The syndicate partner UNIQA, together with the other syndicate partners as bidders, has made a public mandatory tender offer to acquire outstanding no-par value shares in STRABAG SE at an offer price of EUR 38.94 per STRABAG share. The offer price corresponds to the minimum price pursuant to the Takeover Act, whereby STRABAG SE will acquire up to 10 per cent as treasury shares. The bidders will acquire these shares in the course of the offer in trust for STRABAG SE. The offer is intended to remove the voting rights restriction of the syndicate partners (26 per cent of all voting rights) as a result of the passive acquisition of control. The offer is not being made for the purpose of further increasing the syndicate partners’ shareholdings in STRABAG SE or reducing the free float.

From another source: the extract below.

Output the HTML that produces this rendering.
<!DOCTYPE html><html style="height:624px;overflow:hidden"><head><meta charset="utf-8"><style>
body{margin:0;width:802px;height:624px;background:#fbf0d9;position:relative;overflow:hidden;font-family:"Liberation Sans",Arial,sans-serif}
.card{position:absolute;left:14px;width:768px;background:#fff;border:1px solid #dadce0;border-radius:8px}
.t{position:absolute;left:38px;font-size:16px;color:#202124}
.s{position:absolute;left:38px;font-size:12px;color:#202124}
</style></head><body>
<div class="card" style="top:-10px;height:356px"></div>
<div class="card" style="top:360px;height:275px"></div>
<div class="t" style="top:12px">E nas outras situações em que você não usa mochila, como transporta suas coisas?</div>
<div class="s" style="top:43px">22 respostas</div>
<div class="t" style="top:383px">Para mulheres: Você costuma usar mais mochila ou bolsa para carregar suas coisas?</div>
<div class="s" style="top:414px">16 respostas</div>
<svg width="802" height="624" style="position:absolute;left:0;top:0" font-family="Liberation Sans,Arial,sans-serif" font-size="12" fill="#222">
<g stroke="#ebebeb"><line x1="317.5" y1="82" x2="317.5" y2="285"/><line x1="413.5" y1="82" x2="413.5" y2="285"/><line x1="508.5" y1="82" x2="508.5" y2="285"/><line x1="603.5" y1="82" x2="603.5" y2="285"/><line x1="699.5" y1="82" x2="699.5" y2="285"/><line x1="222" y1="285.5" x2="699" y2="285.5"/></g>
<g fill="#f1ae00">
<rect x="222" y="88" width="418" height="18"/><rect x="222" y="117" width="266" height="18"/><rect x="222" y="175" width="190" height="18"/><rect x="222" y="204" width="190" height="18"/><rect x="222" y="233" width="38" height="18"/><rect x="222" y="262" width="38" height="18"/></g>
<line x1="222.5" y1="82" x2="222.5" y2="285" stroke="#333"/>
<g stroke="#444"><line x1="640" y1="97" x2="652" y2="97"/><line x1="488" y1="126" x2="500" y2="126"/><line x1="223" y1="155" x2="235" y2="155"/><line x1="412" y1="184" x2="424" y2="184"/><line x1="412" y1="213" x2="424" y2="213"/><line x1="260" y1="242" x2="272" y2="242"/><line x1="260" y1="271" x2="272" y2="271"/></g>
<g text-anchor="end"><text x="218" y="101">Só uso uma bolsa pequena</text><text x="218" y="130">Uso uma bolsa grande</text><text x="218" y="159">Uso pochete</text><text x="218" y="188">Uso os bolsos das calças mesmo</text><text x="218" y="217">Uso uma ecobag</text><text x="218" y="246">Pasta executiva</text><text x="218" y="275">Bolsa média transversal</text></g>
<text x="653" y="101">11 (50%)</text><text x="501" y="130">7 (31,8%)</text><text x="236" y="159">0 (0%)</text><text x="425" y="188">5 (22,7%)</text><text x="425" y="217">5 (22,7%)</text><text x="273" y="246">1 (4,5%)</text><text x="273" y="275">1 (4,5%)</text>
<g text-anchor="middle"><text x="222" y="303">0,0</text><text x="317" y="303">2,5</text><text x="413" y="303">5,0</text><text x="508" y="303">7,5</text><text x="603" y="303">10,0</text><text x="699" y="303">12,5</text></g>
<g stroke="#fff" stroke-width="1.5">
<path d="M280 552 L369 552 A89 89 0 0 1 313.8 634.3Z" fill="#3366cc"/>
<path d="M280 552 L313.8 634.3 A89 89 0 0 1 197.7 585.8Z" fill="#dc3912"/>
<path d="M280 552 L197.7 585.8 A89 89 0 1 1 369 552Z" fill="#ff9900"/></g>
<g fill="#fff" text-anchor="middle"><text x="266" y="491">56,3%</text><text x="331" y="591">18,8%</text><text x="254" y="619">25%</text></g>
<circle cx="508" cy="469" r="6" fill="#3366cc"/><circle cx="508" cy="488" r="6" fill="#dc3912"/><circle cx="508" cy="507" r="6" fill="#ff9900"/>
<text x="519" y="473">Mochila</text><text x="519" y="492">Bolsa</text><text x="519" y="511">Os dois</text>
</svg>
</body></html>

Due to the sanctions regime under European law (Regulation (EU) No. 269/2014 and Implementing Regulation (EU) No. 2022/581), the offer will not be addressed to the 28,500,001 STRABAG shares held by MKAO Rasperia Trading Limited (indirectly controlled by Oleg Deripaska). The offer is subject to the following condition subsequent: If, during the term of the offer, Rasperia obtains the disposition of the STRABAG shares held as a result of the lifting of the EU sanctions or an exemption by the sanctions authorities, this shall result in the termination of the offer. In this case, the syndicate agreement will also not become effective.

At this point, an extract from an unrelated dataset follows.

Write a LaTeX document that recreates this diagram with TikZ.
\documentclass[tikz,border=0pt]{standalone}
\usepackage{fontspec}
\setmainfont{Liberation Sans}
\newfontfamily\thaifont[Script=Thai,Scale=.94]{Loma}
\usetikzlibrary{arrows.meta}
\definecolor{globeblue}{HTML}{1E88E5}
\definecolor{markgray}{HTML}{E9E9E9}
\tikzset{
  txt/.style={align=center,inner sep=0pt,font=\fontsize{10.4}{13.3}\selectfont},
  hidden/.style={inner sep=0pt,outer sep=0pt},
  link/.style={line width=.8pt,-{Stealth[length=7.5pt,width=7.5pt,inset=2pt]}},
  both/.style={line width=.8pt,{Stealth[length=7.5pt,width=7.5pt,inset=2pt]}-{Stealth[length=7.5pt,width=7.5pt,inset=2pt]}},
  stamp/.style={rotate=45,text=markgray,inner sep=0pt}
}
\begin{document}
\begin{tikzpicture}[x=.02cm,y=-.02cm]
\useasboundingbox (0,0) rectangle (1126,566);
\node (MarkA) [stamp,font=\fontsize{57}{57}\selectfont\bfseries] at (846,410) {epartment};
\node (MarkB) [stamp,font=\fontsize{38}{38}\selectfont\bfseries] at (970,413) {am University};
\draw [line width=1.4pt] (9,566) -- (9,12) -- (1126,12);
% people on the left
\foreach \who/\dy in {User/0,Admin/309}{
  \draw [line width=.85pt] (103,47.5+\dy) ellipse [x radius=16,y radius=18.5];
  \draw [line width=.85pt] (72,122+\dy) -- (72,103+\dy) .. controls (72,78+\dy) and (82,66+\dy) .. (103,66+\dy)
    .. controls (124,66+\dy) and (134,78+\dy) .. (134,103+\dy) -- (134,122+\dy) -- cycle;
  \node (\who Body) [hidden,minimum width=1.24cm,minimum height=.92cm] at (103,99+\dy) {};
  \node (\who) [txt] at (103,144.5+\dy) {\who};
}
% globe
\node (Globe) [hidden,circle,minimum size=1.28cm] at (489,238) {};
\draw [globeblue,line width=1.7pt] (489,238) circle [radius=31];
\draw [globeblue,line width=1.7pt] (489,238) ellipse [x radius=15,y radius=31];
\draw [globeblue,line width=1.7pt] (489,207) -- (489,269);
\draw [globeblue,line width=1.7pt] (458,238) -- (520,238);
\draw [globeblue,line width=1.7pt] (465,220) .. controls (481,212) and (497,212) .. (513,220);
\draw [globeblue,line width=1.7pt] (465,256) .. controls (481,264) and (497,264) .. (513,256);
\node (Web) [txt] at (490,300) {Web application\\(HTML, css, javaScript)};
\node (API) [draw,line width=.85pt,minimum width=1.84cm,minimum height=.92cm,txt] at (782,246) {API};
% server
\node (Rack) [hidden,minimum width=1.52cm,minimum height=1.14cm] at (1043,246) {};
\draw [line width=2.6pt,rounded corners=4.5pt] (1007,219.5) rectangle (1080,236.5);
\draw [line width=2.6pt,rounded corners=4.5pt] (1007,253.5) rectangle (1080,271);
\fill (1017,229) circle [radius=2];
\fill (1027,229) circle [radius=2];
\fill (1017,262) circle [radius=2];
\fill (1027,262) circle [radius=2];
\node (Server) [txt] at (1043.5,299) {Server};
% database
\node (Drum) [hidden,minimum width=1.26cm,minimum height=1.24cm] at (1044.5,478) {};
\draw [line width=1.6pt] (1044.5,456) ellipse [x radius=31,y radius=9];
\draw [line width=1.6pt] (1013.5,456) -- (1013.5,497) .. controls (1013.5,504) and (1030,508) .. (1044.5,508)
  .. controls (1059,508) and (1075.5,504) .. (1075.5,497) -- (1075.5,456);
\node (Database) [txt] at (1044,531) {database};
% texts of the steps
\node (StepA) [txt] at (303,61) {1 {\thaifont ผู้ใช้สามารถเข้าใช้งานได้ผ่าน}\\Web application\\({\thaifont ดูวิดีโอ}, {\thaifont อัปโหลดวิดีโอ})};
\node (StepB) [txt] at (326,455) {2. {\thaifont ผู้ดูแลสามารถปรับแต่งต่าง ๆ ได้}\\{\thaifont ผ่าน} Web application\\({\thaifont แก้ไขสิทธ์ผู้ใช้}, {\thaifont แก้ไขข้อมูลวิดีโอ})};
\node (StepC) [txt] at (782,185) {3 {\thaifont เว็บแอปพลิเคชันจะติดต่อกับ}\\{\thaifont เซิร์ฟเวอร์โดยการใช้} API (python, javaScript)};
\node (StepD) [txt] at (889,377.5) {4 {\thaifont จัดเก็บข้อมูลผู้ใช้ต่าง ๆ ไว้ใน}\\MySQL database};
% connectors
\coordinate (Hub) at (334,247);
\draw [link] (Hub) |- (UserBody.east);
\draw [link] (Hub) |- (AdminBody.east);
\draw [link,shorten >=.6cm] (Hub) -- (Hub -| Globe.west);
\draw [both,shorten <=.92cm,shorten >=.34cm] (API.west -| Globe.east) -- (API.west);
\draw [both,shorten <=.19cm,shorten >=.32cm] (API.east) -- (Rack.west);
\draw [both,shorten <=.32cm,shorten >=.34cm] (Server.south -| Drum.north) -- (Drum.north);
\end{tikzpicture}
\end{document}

As a result of the EU sanctions, which also affect Oleg Deripaska, complex legal questions arose in the areas of takeover, share, stock exchange, banking, insurance supervision, merger and sanctions law. Specific issues concerned the triggering of an obligation to make an offer under the Takeover Act, the preparation of an offer document, the circle of addressees of the mandatory offer due to the sanctions regime, the preparation of a (new) syndicate agreement, the conclusion of a share purchase agreement with STRABAG SE and the consideration of regulatory requirements. Herbst Kinsky also acted as representative vis-à-vis the Takeover Commission, the FMA, the European Commission and the sanctions authorities within the scope of this mandate.

Herbst Kinsky’s team is led by Dr. Philipp Kinsky and Dr. Wolfgang Schwackhöfer with support from Dr. Carmen Walser, Angelika Kurz and Leopold Gottsauner-Wolf (all Corporate).